Sash Thoughts: Threadripper 2950X, Is it time to retire? (Update with 3900XT results).
Updated: Mar 7
(Update, see bottom of the post for 3900XT results).
I love Zen+. You probably know I love Zen+. Normally, I would go through all my blog posts and link you all the loving posts I made about Zen+ in this first paragraph, but I can't be bothered to do that, you can make use of that great feature called the search bar if you want to see how much I love Zen+. But, I'll save you the effort and say I love it a lot.
Because it was amazing value for money, efficient, feature-rich and built on the solid foundation of Zen1; representing AMD's refinement of the architecture that first inserted the metaphorical boot into Intel's backside. Of course Zen2 and 3 proceeded to break their feet off in said backside, but that's beside the point. Actually, it's not entirely beside the point as you will learn in a moment.

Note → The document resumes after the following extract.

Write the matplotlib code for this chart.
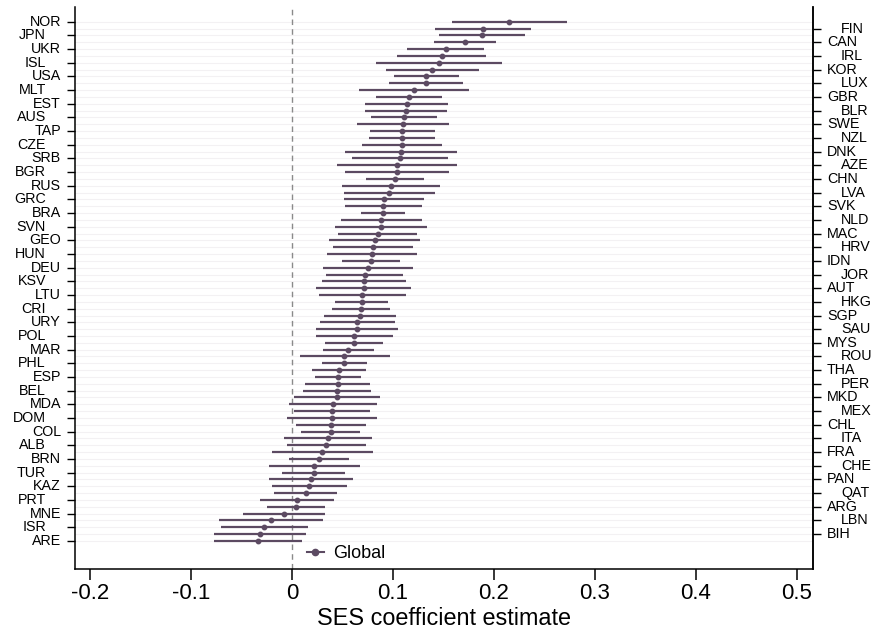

I love my Ryzen Threadripper 2950X. It is a 16-core behemoth with Quad Channel memory. I use this system as a Work and Art station. The main tasks are image editing in Paint Dot Net and GIMP, heavy 7Zip Compression of my Science Fiction universe assets for archival purposes, and last but not least, rendering LEGO spaceships with Stud.io photorealistic renderer. I then use them in my digital arts like this one. These are almost always made on the 2950X, bless his heart. Doing me proud. Uh, well...
I was having a nice discussion with a lovely lady that I talk to about processors and technology, and she made a comment that I initially scoffed at. That comment was
5800X can match 1950X in multi-core.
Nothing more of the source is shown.